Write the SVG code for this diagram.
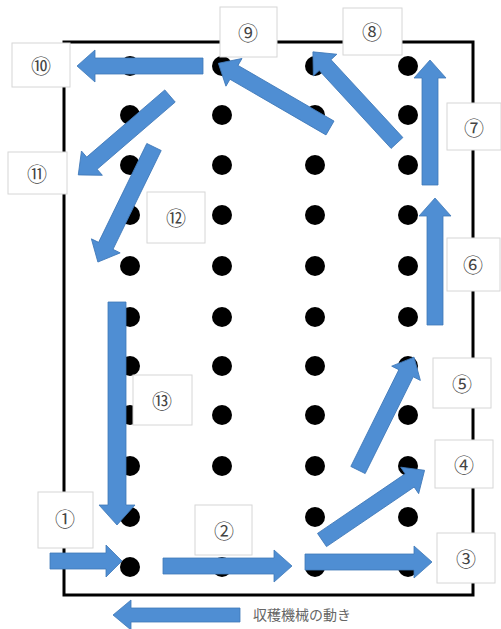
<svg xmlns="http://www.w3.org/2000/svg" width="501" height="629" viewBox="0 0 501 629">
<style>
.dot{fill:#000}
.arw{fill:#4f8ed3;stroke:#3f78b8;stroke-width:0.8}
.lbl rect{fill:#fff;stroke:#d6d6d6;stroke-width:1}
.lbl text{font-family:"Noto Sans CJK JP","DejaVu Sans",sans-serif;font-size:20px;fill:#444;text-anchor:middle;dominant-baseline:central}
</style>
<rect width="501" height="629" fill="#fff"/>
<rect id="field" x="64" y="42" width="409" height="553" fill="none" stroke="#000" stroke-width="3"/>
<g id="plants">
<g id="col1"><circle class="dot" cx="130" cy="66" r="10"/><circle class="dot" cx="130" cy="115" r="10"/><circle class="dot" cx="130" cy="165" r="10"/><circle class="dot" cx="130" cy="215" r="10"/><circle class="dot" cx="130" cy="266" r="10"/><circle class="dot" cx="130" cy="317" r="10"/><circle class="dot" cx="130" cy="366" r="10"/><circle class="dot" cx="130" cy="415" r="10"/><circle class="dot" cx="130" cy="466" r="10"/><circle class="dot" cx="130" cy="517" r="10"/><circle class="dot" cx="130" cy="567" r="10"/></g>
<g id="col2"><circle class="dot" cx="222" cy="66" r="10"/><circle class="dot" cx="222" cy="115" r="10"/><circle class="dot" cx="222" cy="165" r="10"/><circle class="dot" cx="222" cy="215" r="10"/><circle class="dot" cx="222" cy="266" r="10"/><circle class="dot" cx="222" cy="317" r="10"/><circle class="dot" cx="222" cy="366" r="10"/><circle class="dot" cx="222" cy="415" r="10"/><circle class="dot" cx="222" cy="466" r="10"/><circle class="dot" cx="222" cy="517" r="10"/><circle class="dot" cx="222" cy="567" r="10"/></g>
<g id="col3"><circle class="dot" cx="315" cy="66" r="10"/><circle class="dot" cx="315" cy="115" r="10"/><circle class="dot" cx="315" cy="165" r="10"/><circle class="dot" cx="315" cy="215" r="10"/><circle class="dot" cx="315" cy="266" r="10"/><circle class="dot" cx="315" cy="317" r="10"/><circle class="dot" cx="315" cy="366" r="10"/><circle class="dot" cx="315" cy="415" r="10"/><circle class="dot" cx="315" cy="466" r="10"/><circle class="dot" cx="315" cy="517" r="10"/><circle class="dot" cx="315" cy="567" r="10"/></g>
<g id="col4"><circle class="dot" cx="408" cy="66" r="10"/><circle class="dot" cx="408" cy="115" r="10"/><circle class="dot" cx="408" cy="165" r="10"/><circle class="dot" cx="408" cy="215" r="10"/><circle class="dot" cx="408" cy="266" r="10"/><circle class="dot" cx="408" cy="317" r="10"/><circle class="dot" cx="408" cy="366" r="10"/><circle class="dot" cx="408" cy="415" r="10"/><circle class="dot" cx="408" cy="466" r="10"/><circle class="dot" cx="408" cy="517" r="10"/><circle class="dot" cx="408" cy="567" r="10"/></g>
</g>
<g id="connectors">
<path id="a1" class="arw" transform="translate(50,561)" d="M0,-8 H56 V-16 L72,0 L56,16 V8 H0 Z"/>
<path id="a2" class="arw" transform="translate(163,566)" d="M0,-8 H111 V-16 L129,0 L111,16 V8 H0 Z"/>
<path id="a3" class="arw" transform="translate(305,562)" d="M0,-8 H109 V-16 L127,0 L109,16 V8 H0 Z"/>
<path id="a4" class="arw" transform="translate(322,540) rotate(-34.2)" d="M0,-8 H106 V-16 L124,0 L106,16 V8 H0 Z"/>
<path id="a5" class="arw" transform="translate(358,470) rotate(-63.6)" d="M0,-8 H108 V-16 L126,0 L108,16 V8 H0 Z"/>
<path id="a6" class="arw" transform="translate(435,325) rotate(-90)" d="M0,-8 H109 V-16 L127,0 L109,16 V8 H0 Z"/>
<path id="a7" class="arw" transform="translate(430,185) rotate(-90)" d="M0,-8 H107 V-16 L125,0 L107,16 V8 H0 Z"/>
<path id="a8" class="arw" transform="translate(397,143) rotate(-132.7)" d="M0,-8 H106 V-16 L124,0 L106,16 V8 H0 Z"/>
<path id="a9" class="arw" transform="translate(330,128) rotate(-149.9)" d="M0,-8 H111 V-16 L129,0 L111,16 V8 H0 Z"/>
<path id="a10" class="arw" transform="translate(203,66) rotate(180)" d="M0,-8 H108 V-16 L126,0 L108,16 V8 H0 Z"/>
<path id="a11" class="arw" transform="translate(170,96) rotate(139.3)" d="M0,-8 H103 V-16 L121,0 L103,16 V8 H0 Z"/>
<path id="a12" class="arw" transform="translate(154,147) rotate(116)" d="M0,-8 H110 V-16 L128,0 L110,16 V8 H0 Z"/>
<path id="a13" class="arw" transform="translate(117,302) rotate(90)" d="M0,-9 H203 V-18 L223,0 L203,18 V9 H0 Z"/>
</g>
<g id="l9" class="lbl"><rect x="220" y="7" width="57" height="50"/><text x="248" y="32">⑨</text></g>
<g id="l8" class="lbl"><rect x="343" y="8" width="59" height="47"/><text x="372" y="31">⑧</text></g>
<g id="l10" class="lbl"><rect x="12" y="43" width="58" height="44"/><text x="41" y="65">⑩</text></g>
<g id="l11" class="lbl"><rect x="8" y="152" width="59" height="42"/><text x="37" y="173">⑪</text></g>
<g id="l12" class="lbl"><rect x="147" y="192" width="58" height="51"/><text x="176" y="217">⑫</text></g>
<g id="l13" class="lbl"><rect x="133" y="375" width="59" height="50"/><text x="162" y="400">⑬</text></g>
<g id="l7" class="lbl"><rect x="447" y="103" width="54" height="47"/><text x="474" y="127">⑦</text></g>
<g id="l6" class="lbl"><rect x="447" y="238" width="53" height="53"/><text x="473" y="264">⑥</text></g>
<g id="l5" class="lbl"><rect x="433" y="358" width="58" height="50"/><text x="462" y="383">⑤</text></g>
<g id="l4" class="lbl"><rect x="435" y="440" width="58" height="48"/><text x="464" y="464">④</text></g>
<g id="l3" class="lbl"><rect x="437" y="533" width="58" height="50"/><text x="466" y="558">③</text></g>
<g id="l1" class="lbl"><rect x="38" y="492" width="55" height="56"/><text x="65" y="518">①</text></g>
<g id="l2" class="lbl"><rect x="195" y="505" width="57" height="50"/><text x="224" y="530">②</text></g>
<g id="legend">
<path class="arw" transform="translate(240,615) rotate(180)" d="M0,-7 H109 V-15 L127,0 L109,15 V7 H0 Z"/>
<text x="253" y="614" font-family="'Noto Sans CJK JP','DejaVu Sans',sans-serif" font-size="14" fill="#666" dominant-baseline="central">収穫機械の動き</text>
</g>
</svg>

--

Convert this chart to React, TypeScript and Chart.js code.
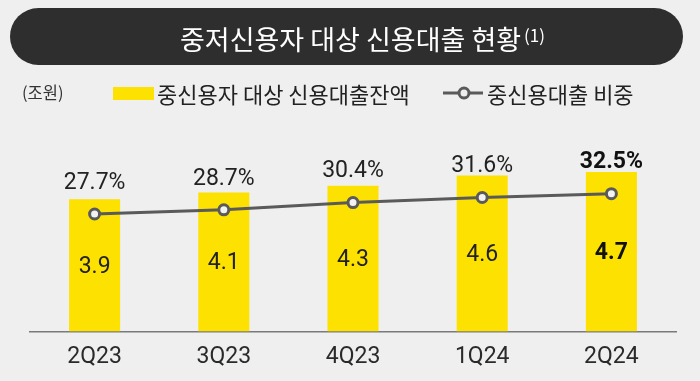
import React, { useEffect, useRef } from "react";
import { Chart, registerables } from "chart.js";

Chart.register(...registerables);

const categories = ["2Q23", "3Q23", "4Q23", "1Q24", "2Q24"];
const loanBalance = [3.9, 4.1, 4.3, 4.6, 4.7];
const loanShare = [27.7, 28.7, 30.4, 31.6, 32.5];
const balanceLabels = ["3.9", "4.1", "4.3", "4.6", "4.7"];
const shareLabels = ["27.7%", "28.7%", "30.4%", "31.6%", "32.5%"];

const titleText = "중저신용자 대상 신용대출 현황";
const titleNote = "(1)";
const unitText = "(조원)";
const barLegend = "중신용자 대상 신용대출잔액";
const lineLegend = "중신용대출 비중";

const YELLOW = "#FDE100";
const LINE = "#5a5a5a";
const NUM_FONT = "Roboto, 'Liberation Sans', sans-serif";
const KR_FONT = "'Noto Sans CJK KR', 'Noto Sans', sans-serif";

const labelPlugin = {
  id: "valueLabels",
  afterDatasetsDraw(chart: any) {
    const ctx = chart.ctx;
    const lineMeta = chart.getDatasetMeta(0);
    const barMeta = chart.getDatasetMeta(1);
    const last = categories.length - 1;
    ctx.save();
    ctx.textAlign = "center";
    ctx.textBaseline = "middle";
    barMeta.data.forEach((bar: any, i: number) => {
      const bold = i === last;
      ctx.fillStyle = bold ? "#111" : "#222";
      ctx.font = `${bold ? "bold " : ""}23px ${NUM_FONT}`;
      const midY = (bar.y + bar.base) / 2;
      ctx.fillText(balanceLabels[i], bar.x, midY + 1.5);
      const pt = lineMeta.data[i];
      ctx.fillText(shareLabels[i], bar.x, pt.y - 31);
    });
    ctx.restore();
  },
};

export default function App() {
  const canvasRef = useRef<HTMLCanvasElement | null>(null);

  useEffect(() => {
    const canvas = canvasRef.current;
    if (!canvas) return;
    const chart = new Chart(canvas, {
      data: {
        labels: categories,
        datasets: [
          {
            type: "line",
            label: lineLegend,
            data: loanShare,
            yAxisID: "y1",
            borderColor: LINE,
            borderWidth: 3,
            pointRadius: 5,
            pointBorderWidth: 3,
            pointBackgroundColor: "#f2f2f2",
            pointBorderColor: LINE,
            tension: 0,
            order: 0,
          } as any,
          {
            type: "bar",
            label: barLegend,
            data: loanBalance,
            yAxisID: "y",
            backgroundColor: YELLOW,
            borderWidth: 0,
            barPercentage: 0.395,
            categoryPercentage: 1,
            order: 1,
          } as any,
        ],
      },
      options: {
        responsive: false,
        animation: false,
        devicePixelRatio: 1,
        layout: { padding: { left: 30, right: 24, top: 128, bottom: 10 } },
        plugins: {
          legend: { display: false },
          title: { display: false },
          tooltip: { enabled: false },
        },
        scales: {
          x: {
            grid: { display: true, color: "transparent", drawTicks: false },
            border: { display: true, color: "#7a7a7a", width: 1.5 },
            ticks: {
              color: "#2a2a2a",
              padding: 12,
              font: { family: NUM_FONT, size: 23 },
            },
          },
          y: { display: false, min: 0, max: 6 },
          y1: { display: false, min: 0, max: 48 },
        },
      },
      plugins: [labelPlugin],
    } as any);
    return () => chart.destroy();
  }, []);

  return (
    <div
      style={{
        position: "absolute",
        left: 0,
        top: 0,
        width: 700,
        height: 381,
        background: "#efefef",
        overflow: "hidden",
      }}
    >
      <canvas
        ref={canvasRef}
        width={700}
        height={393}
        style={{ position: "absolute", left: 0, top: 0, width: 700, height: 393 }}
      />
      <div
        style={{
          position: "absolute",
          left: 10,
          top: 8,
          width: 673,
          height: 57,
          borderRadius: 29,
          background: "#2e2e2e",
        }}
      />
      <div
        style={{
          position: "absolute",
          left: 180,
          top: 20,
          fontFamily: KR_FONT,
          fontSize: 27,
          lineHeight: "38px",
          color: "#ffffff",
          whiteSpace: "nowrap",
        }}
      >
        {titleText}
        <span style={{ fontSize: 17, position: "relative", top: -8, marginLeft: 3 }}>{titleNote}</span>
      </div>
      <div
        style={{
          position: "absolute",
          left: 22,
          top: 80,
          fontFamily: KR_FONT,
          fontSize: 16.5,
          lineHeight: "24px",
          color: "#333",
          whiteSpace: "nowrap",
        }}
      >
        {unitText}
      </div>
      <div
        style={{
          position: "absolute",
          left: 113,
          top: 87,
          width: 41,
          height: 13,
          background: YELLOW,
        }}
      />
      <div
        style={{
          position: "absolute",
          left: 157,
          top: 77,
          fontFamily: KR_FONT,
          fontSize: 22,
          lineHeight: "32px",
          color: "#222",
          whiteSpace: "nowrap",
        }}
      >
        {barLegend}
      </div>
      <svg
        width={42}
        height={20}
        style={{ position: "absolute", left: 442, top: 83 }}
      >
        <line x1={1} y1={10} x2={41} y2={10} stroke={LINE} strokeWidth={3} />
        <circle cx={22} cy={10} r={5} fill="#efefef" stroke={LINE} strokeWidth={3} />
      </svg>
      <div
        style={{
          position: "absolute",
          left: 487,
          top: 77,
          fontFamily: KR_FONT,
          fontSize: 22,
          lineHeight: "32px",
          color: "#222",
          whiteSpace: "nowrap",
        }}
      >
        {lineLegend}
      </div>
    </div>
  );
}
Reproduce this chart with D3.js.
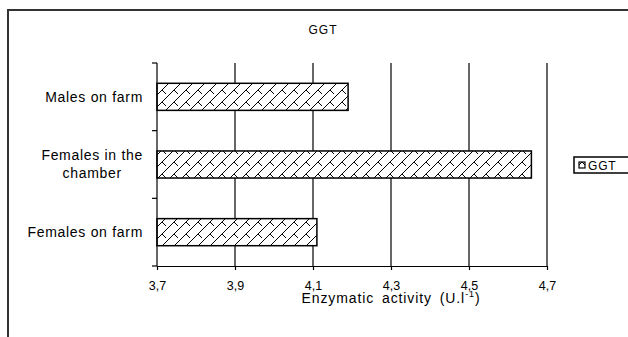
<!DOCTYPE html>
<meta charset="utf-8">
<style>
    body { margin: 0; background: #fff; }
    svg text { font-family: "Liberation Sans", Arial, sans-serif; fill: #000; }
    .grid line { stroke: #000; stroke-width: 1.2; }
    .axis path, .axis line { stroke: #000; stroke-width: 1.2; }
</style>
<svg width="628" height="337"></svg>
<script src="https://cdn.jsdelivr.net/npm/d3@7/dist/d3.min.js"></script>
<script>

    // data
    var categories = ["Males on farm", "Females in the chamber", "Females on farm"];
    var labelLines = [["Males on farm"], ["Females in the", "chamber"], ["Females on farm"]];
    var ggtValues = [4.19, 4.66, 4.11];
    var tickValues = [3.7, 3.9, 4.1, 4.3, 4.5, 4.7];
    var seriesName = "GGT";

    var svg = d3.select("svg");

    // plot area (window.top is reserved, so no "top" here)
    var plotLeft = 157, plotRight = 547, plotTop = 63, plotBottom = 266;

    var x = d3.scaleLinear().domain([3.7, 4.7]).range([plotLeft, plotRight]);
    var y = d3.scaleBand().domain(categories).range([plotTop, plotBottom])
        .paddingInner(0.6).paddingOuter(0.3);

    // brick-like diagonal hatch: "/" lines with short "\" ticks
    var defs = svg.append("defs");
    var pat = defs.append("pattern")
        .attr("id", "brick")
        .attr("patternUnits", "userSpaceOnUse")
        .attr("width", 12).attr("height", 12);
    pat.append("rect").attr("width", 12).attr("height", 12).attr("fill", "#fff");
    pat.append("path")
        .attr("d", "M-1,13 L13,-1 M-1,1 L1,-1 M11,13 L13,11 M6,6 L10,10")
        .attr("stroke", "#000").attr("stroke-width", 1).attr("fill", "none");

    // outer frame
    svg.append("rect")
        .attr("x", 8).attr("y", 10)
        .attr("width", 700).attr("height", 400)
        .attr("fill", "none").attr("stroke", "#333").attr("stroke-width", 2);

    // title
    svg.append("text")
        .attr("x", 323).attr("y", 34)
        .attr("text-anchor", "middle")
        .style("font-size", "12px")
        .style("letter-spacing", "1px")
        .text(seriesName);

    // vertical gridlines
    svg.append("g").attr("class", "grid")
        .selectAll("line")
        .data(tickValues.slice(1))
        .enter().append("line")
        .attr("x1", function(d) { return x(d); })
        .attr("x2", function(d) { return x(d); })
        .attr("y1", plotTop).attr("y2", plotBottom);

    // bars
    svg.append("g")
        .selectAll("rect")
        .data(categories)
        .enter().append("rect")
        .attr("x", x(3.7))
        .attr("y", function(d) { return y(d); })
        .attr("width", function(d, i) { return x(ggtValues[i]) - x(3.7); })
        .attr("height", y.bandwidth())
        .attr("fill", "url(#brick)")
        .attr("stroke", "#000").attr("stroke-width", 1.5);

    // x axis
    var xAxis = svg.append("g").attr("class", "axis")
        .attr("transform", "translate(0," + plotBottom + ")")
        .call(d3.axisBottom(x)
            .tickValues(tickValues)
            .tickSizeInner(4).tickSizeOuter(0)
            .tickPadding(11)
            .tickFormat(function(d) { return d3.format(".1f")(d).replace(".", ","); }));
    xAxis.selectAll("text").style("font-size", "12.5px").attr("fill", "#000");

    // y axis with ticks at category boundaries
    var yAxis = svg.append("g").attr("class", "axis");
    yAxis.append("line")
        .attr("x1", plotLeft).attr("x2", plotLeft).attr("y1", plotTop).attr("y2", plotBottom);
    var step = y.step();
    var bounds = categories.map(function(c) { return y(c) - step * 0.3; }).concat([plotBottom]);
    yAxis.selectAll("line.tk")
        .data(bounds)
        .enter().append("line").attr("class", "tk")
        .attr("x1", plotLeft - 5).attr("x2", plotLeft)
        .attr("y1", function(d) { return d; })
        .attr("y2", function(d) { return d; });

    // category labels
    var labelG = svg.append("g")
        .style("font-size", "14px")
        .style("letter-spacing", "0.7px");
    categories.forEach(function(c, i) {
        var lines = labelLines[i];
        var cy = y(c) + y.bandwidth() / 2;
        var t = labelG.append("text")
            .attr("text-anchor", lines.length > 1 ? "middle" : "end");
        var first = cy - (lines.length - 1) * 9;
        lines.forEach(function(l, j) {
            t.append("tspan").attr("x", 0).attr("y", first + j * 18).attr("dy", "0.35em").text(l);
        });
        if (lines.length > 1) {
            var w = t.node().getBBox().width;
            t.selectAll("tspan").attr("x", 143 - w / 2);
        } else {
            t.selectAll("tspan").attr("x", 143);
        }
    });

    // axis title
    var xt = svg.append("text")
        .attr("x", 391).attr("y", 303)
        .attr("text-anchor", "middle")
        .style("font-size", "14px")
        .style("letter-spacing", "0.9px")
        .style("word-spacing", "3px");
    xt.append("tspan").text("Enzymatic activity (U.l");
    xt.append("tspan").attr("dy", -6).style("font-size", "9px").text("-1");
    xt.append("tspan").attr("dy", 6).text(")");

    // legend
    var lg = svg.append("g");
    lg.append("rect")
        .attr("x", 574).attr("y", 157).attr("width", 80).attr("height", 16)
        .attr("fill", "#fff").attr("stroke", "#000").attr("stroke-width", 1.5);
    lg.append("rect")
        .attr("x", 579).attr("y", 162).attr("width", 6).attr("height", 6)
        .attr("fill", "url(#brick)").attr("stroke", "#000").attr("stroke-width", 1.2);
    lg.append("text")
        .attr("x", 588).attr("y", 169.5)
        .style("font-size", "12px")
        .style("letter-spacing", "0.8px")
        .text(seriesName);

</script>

* * *

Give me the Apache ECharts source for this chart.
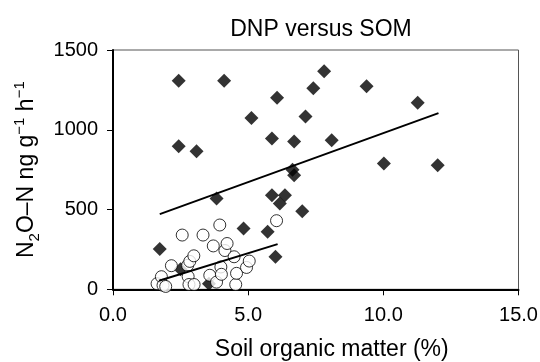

* [GIVEN TASK] From the line that has "Convert this chart" through the line that has "const canvasRef = useRef<HTMLCanvasElement", reproduce each line exactly as it stands and nothing else; do not include any pictures.

* [EXERCISE ANSWER]
Convert this chart to React, TypeScript and Chart.js code.
import React, { useEffect, useRef } from "react";
import { Chart, registerables } from "chart.js";

Chart.register(...registerables);

const categories = ["2Q23", "3Q23", "4Q23", "1Q24", "2Q24"];
const loanBalance = [3.9, 4.1, 4.3, 4.6, 4.7];
const loanShare = [27.7, 28.7, 30.4, 31.6, 32.5];
const balanceLabels = ["3.9", "4.1", "4.3", "4.6", "4.7"];
const shareLabels = ["27.7%", "28.7%", "30.4%", "31.6%", "32.5%"];

const titleText = "중저신용자 대상 신용대출 현황";
const titleNote = "(1)";
const unitText = "(조원)";
const barLegend = "중신용자 대상 신용대출잔액";
const lineLegend = "중신용대출 비중";

const YELLOW = "#FDE100";
const LINE = "#5a5a5a";
const NUM_FONT = "Roboto, 'Liberation Sans', sans-serif";
const KR_FONT = "'Noto Sans CJK KR', 'Noto Sans', sans-serif";

const labelPlugin = {
  id: "valueLabels",
  afterDatasetsDraw(chart: any) {
    const ctx = chart.ctx;
    const lineMeta = chart.getDatasetMeta(0);
    const barMeta = chart.getDatasetMeta(1);
    const last = categories.length - 1;
    ctx.save();
    ctx.textAlign = "center";
    ctx.textBaseline = "middle";
    barMeta.data.forEach((bar: any, i: number) => {
      const bold = i === last;
      ctx.fillStyle = bold ? "#111" : "#222";
      ctx.font = `${bold ? "bold " : ""}23px ${NUM_FONT}`;
      const midY = (bar.y + bar.base) / 2;
      ctx.fillText(balanceLabels[i], bar.x, midY + 1.5);
      const pt = lineMeta.data[i];
      ctx.fillText(shareLabels[i], bar.x, pt.y - 31);
    });
    ctx.restore();
  },
};

export default function App() {
  const canvasRef = useRef<HTMLCanvasElement | null>(null);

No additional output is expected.